Italy has more than 400 commercial grape varieties. We are used to hear – and drink – common grapes like Nebbiolo, Sangiovese, Primitivo, Malvasia, Vermentino…but what about the rest?
I was born and raised in Italy and every time I’m there I bump into new wines. Here some of my newest discoveries – from Trentino Alto Adige to Puglia:
-Lagrein: this red grape is grown in the Trentino Alto Adige region, around the city of Bolzano. It’s related to Syrah and comes from a natural cross between Teroldego and another indigenous grape variety of the area.

It gives a deep purple wine with aromas of blackberry and blueberry. I have tried a very juicy version made by Alois Lageder, an historical producer located in Magrè, Alto Adige. This 6th generation family-operated winery is known for its sustainable and biodynamic farming.
-Ansonica: I have discovered this grape while dining on a beautiful terrace at Isola d’Elba. I have asked the server of Koala restaurant a wine to pair with my fish dish and he offered this bottle of Elba Ansonica.
Ansonica is a white variety that grows both on Isola d’Elba and on anther Italian island: Sicily. Here it takes the name of Inzolia. Funny enough, the first time I drank a wine made with Inzolia grape I was not in Sicily but in Valle de Guadalupe, Mexico, where this wine is produced by the Sicilian Paolo Paoloni at his Montefiori estate.
Ansonica/Inzolia grape is low in acidy, has a decent body with aromas of white flowers and tropical fruits.
-Bombino bianco: I came across this wine during an event in Rimini. The name of the DOC is very funny: Romagna Pagadebit (pay debts). In fact, this grape is so prolific that it was used to pay debts in the past. This wine is very entry level, like a table wine. Has a bright acidity and a green aroma profile.
Emilia Romagna has dozens of grape varieties and wine styles. If you are interested in knowing more about one the richest culinary region of Italy don’t miss the “Emilia Romagna Food and Wine Masterclass” on July 20th promoted by our friends of Balsamico Italian Kitchen in San Diego.
-Susumaniello: native red grape from the province of Brindisi, Puglia, Susumaniello produces full body and high alcohol wines with structured tannins and intense fruit forward aromas. In the past, it was only used for blends. Now producers have rediscovered it and they have started making single variety red and rose’ wines with it.

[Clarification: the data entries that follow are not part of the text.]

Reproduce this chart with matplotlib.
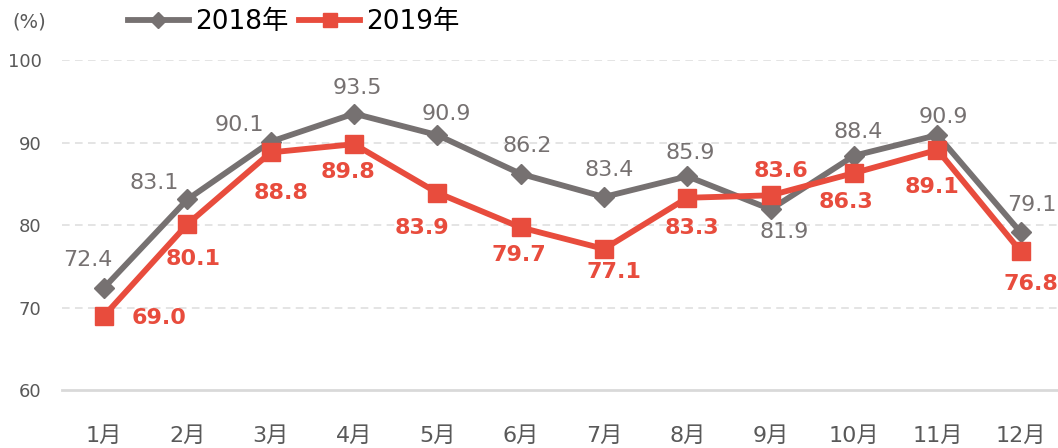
import matplotlib
matplotlib.use("Agg")
import matplotlib.pyplot as plt

plt.rcParams['font.family'] = ['DejaVu Sans', 'Noto Sans CJK JP']

months = ['1月', '2月', '3月', '4月', '5月', '6月', '7月', '8月', '9月', '10月', '11月', '12月']
v2018 = [72.4, 83.1, 90.1, 93.5, 90.9, 86.2, 83.4, 85.9, 81.9, 88.4, 90.9, 79.1]
v2019 = [69.0, 80.1, 88.8, 89.8, 83.9, 79.7, 77.1, 83.3, 83.6, 86.3, 89.1, 76.8]
yticks = [60, 70, 80, 90, 100]

# label offsets in pixels (dx, dy)
off2018 = [(-16, 28), (-33, 16), (-31, 17), (3, 26), (9, 21), (6, 28),
           (5, 27), (3, 23), (13, -23), (4, 24), (6, 18), (11, 27)]
off2019 = [(55, -2), (6, -35), (10, -41), (-6, -28), (-15, -35), (-2, -28),
           (10, -23), (5, -30), (10, 24), (-8, -29), (-5, -37), (10, -33)]

GRAY = '#767171'
RED = '#E84C3D'
TXT = '#595959'

fig = plt.figure(figsize=(10.58, 4.48), dpi=100)
ax = fig.add_axes([62.4 / 1058, 58 / 448, 1000 / 1058, 330 / 448])

x = list(range(len(months)))
ax.plot(x, v2018, color=GRAY, lw=4.2, marker='D', ms=10, label='2018年', zorder=3,
        solid_joinstyle='miter')
ax.plot(x, v2019, color=RED, lw=4.2, marker='s', ms=12.5, label='2019年', zorder=4,
        solid_joinstyle='miter')

for xi, v, (dx, dy) in zip(x, v2018, off2018):
    ax.annotate(f'{v:.1f}', (xi, v), xytext=(dx, dy), textcoords='offset pixels',
                ha='center', va='center', fontsize=16, color=GRAY, zorder=5)
for xi, v, (dx, dy) in zip(x, v2019, off2019):
    ax.annotate(f'{v:.1f}', (xi, v), xytext=(dx, dy), textcoords='offset pixels',
                ha='center', va='center', fontsize=16, color=RED, fontweight='bold', zorder=5)

ax.set_xlim(-0.5, len(months) - 0.5)
ax.set_ylim(60, 100)
ax.set_yticks(yticks)
ax.set_xticks(x)
ax.set_xticklabels(months)
for yv in yticks[1:]:
    ax.axhline(yv, color='#DDDDDD', lw=1.1, dashes=(5, 3.5), zorder=1)
for s in ['top', 'right', 'left']:
    ax.spines[s].set_visible(False)
ax.spines['bottom'].set_color('#D9D9D9')
ax.spines['bottom'].set_linewidth(2)
ax.tick_params(axis='both', length=0)
ax.tick_params(axis='y', labelsize=13, labelcolor=TXT, pad=15)
ax.tick_params(axis='x', labelsize=16, labelcolor=TXT, pad=26)

fig.text(12 / 1058, 1 - 22 / 448, '(%)', fontsize=14, color=TXT, va='center', ha='left')

fig.legend(loc='center left', bbox_to_anchor=(128 / 1058, 1 - 22 / 448), ncol=2, frameon=False,
           fontsize=19, handlelength=2.3, handletextpad=0.25, columnspacing=0.4,
           borderpad=0, borderaxespad=0, markerscale=0.85)

fig.savefig('out.png', dpi=100)
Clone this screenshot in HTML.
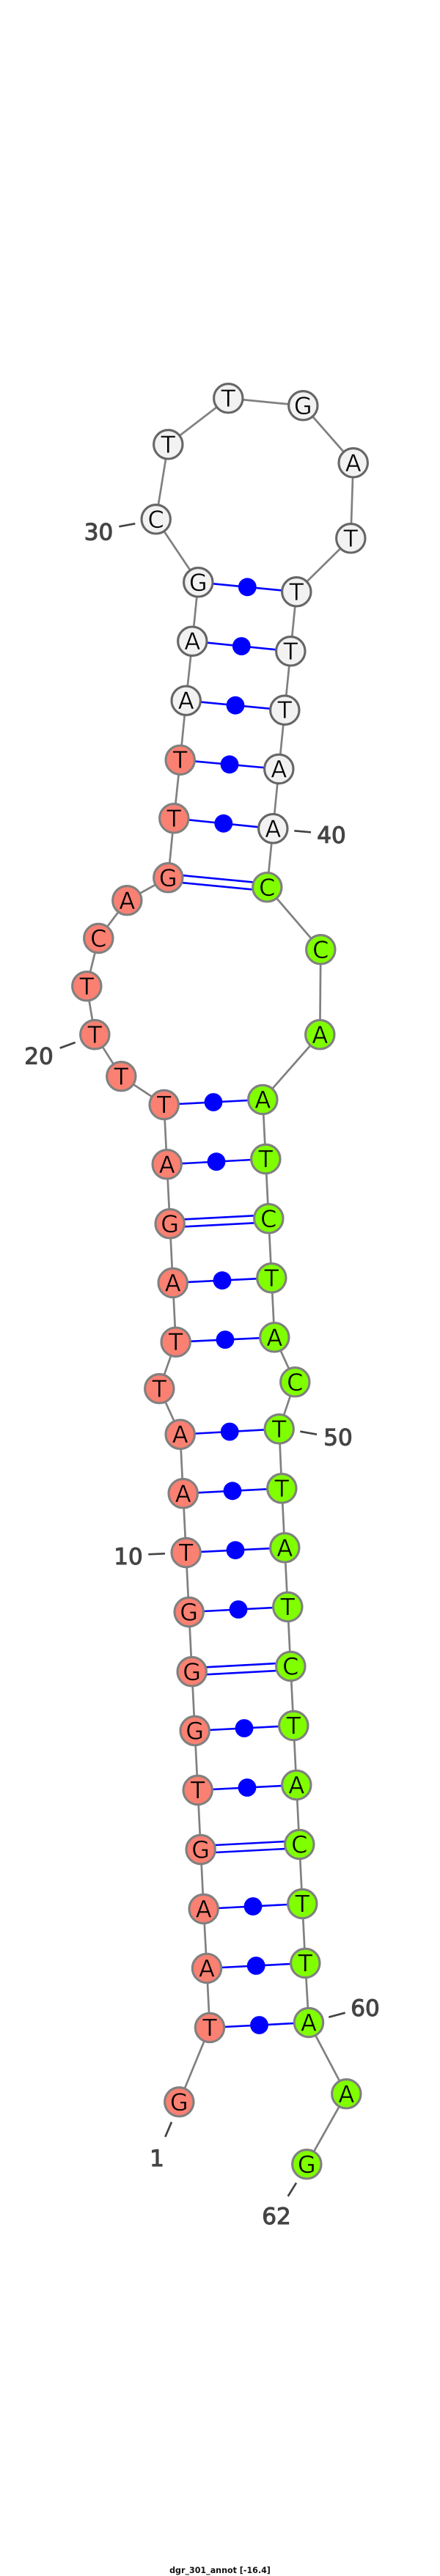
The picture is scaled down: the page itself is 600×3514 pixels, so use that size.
<!DOCTYPE html>
<html><head><meta charset="utf-8"><style>
html,body{margin:0;padding:0;background:#fff;width:600px;height:3514px;overflow:hidden}
svg{display:block}
.n text{font-family:"DejaVu Sans",sans-serif;font-size:32px;fill:#000;text-anchor:middle;stroke-width:.55}
.s text{stroke:#FA8072}
.g text{stroke:#7FFF00}
.w text{stroke:#F2F2F2}
.s circle{fill:#FA8072;stroke:#808080;stroke-width:3.1}
.g circle{fill:#7FFF00;stroke:#808080;stroke-width:3.1}
.w circle{fill:#F2F2F2;stroke:#666;stroke-width:3.1}
.b line{stroke:#0000FF;stroke-width:2.6}
.d circle{fill:#0000FF;r:12.4px}
.l text{font-family:"DejaVu Sans",sans-serif;font-size:31px;fill:#444;stroke:#444;stroke-width:1.1}
.l line{stroke:#444;stroke-width:2.7}
</style></head><body>
<svg width="600" height="3514" viewBox="0 0 600 3514" xmlns="http://www.w3.org/2000/svg">
<polyline fill="none" stroke="#808080" stroke-width="2.7" points="244.3,2867.3 286,2766 282,2685 277.7,2604 273.7,2523 269.7,2442 265.7,2361 261.7,2280.3 257.7,2199 253.7,2118 249.7,2037.3 245.7,1956.7 217.3,1894.3 239.7,1830.7 235.7,1750 231.7,1669.3 227.7,1588.3 223.7,1507 165.3,1468.3 129.3,1411.3 118.3,1345.3 134.3,1280 173.3,1228.3 229.3,1197.3 237.3,1116.3 245.7,1036.7 253.7,955.7 262.3,874.7 270.3,794.3 212.7,708.3 229.3,606.3 311.3,543.3 413.3,553.3 481.7,631.3 478.3,734.3 404.3,807.3 396.3,888.3 388.3,968.7 380.3,1049 372.3,1130.3 364.3,1210.3 437.3,1295.3 436.3,1411.3 358.3,1500 362.3,1581 366.3,1662.3 370.3,1743.3 374.3,1824.3 402.3,1885.3 380.7,1949.3 384.3,2030.3 388.3,2111.3 392.3,2192 396.3,2273 400.3,2354 404.3,2435 408.3,2516 412.3,2597 416.3,2678 421,2759 472.3,2856.3 418.3,2952.3"/>
<g class="b">
<line x1="286" y1="2766" x2="421" y2="2759"/>
<line x1="282" y1="2685" x2="416.3" y2="2678"/>
<line x1="277.7" y1="2604" x2="412.3" y2="2597"/>
<line x1="273.7" y1="2518" x2="408.3" y2="2511"/>
<line x1="273.7" y1="2528" x2="408.3" y2="2521"/>
<line x1="269.7" y1="2442" x2="404.3" y2="2435"/>
<line x1="265.7" y1="2361" x2="400.3" y2="2354"/>
<line x1="261.7" y1="2275.3" x2="396.3" y2="2268"/>
<line x1="261.7" y1="2285.3" x2="396.3" y2="2278"/>
<line x1="257.7" y1="2199" x2="392.3" y2="2192"/>
<line x1="253.7" y1="2118" x2="388.3" y2="2111.3"/>
<line x1="249.7" y1="2037.3" x2="384.3" y2="2030.3"/>
<line x1="245.7" y1="1956.7" x2="380.7" y2="1949.3"/>
<line x1="239.7" y1="1830.7" x2="374.3" y2="1824.3"/>
<line x1="235.7" y1="1750" x2="370.3" y2="1743.3"/>
<line x1="231.7" y1="1664.3" x2="366.3" y2="1657.3"/>
<line x1="231.7" y1="1674.3" x2="366.3" y2="1667.3"/>
<line x1="227.7" y1="1588.3" x2="362.3" y2="1581"/>
<line x1="223.7" y1="1507" x2="358.3" y2="1500"/>
<line x1="229.7" y1="1192.3" x2="364.7" y2="1205.3"/>
<line x1="228.9" y1="1202.3" x2="363.9" y2="1215.3"/>
<line x1="237.3" y1="1116.3" x2="372.3" y2="1130.3"/>
<line x1="245.7" y1="1036.7" x2="380.3" y2="1049"/>
<line x1="253.7" y1="955.7" x2="388.3" y2="968.7"/>
<line x1="262.3" y1="874.7" x2="396.3" y2="888.3"/>
<line x1="270.3" y1="794.3" x2="404.3" y2="807.3"/>
</g>
<g class="d">
<circle cx="353.5" cy="2762.5"/>
<circle cx="349.2" cy="2681.5"/>
<circle cx="345" cy="2600.5"/>
<circle cx="337" cy="2438.5"/>
<circle cx="333" cy="2357.5"/>
<circle cx="325" cy="2195.5"/>
<circle cx="321" cy="2114.7"/>
<circle cx="317" cy="2033.8"/>
<circle cx="313.2" cy="1953"/>
<circle cx="307" cy="1827.5"/>
<circle cx="303" cy="1746.7"/>
<circle cx="295" cy="1584.7"/>
<circle cx="291" cy="1503.5"/>
<circle cx="313" cy="1042.8"/>
<circle cx="304.8" cy="1123.3"/>
<circle cx="321" cy="962.2"/>
<circle cx="329.3" cy="881.5"/>
<circle cx="337.3" cy="800.8"/>
</g>
<g class="l">
<line x1="162.3" y1="718.3" x2="184.3" y2="714.3"/>
<text x="134.5" y="736.7" text-anchor="middle">30</text>
<line x1="401.3" y1="1133.3" x2="424" y2="1135.3"/>
<text x="452" y="1150" text-anchor="middle">40</text>
<line x1="81.7" y1="1429.7" x2="102.7" y2="1422"/>
<text x="53" y="1451.7" text-anchor="middle">20</text>
<line x1="409.3" y1="1952.7" x2="432" y2="1956.7"/>
<text x="461" y="1971.7" text-anchor="middle">50</text>
<line x1="202.3" y1="2120.3" x2="225" y2="2119.3"/>
<text x="175" y="2134" text-anchor="middle">10</text>
<line x1="448.3" y1="2751.7" x2="470.7" y2="2745.7"/>
<text x="498" y="2750" text-anchor="middle">60</text>
<line x1="234" y1="2894.7" x2="225.3" y2="2915"/>
<text x="214" y="2955" text-anchor="middle">1</text>
<line x1="404" y1="2977.7" x2="392.7" y2="2996"/>
<text x="377" y="3034" text-anchor="middle">62</text>
</g>
<g class="n s">
<circle cx="244.3" cy="2867.3" r="19.7"/><text x="244.3" y="2878.8">G</text>
<circle cx="286" cy="2766" r="19.7"/><text x="286" y="2777.5">T</text>
<circle cx="282" cy="2685" r="19.7"/><text x="282" y="2696.5">A</text>
<circle cx="277.7" cy="2604" r="19.7"/><text x="277.7" y="2615.5">A</text>
<circle cx="273.7" cy="2523" r="19.7"/><text x="273.7" y="2534.5">G</text>
<circle cx="269.7" cy="2442" r="19.7"/><text x="269.7" y="2453.5">T</text>
<circle cx="265.7" cy="2361" r="19.7"/><text x="265.7" y="2372.5">G</text>
<circle cx="261.7" cy="2280.3" r="19.7"/><text x="261.7" y="2291.8">G</text>
<circle cx="257.7" cy="2199" r="19.7"/><text x="257.7" y="2210.5">G</text>
<circle cx="253.7" cy="2118" r="19.7"/><text x="253.7" y="2129.5">T</text>
<circle cx="249.7" cy="2037.3" r="19.7"/><text x="249.7" y="2048.8">A</text>
<circle cx="245.7" cy="1956.7" r="19.7"/><text x="245.7" y="1968.2">A</text>
<circle cx="217.3" cy="1894.3" r="19.7"/><text x="217.3" y="1905.8">T</text>
<circle cx="239.7" cy="1830.7" r="19.7"/><text x="239.7" y="1842.2">T</text>
<circle cx="235.7" cy="1750" r="19.7"/><text x="235.7" y="1761.5">A</text>
<circle cx="231.7" cy="1669.3" r="19.7"/><text x="231.7" y="1680.8">G</text>
<circle cx="227.7" cy="1588.3" r="19.7"/><text x="227.7" y="1599.8">A</text>
<circle cx="223.7" cy="1507" r="19.7"/><text x="223.7" y="1518.5">T</text>
<circle cx="165.3" cy="1468.3" r="19.7"/><text x="165.3" y="1479.8">T</text>
<circle cx="129.3" cy="1411.3" r="19.7"/><text x="129.3" y="1422.8">T</text>
<circle cx="118.3" cy="1345.3" r="19.7"/><text x="118.3" y="1356.8">T</text>
<circle cx="134.3" cy="1280" r="19.7"/><text x="134.3" y="1291.5">C</text>
<circle cx="173.3" cy="1228.3" r="19.7"/><text x="173.3" y="1239.8">A</text>
<circle cx="229.3" cy="1197.3" r="19.7"/><text x="229.3" y="1208.8">G</text>
<circle cx="237.3" cy="1116.3" r="19.7"/><text x="237.3" y="1127.8">T</text>
<circle cx="245.7" cy="1036.7" r="19.7"/><text x="245.7" y="1048.2">T</text>
</g>
<g class="n w">
<circle cx="253.7" cy="955.7" r="19.7"/><text x="253.7" y="967.2">A</text>
<circle cx="262.3" cy="874.7" r="19.7"/><text x="262.3" y="886.2">A</text>
<circle cx="270.3" cy="794.3" r="19.7"/><text x="270.3" y="805.8">G</text>
<circle cx="212.7" cy="708.3" r="19.7"/><text x="212.7" y="719.8">C</text>
<circle cx="229.3" cy="606.3" r="19.7"/><text x="229.3" y="617.8">T</text>
<circle cx="311.3" cy="543.3" r="19.7"/><text x="311.3" y="554.8">T</text>
<circle cx="413.3" cy="553.3" r="19.7"/><text x="413.3" y="564.8">G</text>
<circle cx="481.7" cy="631.3" r="19.7"/><text x="481.7" y="642.8">A</text>
<circle cx="478.3" cy="734.3" r="19.7"/><text x="478.3" y="745.8">T</text>
<circle cx="404.3" cy="807.3" r="19.7"/><text x="404.3" y="818.8">T</text>
<circle cx="396.3" cy="888.3" r="19.7"/><text x="396.3" y="899.8">T</text>
<circle cx="388.3" cy="968.7" r="19.7"/><text x="388.3" y="980.2">T</text>
<circle cx="380.3" cy="1049" r="19.7"/><text x="380.3" y="1060.5">A</text>
<circle cx="372.3" cy="1130.3" r="19.7"/><text x="372.3" y="1141.8">A</text>
</g>
<g class="n g">
<circle cx="364.3" cy="1210.3" r="19.7"/><text x="364.3" y="1221.8">C</text>
<circle cx="437.3" cy="1295.3" r="19.7"/><text x="437.3" y="1306.8">C</text>
<circle cx="436.3" cy="1411.3" r="19.7"/><text x="436.3" y="1422.8">A</text>
<circle cx="358.3" cy="1500" r="19.7"/><text x="358.3" y="1511.5">A</text>
<circle cx="362.3" cy="1581" r="19.7"/><text x="362.3" y="1592.5">T</text>
<circle cx="366.3" cy="1662.3" r="19.7"/><text x="366.3" y="1673.8">C</text>
<circle cx="370.3" cy="1743.3" r="19.7"/><text x="370.3" y="1754.8">T</text>
<circle cx="374.3" cy="1824.3" r="19.7"/><text x="374.3" y="1835.8">A</text>
<circle cx="402.3" cy="1885.3" r="19.7"/><text x="402.3" y="1896.8">C</text>
<circle cx="380.7" cy="1949.3" r="19.7"/><text x="380.7" y="1960.8">T</text>
<circle cx="384.3" cy="2030.3" r="19.7"/><text x="384.3" y="2041.8">T</text>
<circle cx="388.3" cy="2111.3" r="19.7"/><text x="388.3" y="2122.8">A</text>
<circle cx="392.3" cy="2192" r="19.7"/><text x="392.3" y="2203.5">T</text>
<circle cx="396.3" cy="2273" r="19.7"/><text x="396.3" y="2284.5">C</text>
<circle cx="400.3" cy="2354" r="19.7"/><text x="400.3" y="2365.5">T</text>
<circle cx="404.3" cy="2435" r="19.7"/><text x="404.3" y="2446.5">A</text>
<circle cx="408.3" cy="2516" r="19.7"/><text x="408.3" y="2527.5">C</text>
<circle cx="412.3" cy="2597" r="19.7"/><text x="412.3" y="2608.5">T</text>
<circle cx="416.3" cy="2678" r="19.7"/><text x="416.3" y="2689.5">T</text>
<circle cx="421" cy="2759" r="19.7"/><text x="421" y="2770.5">A</text>
<circle cx="472.3" cy="2856.3" r="19.7"/><text x="472.3" y="2867.8">A</text>
<circle cx="418.3" cy="2952.3" r="19.7"/><text x="418.3" y="2963.8">G</text>
</g>
<text x="300" y="3510" text-anchor="middle" font-family="'DejaVu Sans',sans-serif" font-weight="bold" font-size="11.1" fill="#111">dgr_301_annot [-16.4]</text>
</svg>
</body></html>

I tasted my first Susumaniello rose’ at the Gambero Rosso tasting in Los Angeles last year and this wine, a 2022 produced by the 100 year old family estate Varvaglione, received Tre Bicchieri in the 2024 Gambero Rosso Italian Wine Guide. This wine is very pleasant with floral and pomegranate notes. I can’t wait for my next trip to Sicily to taste it on the territory!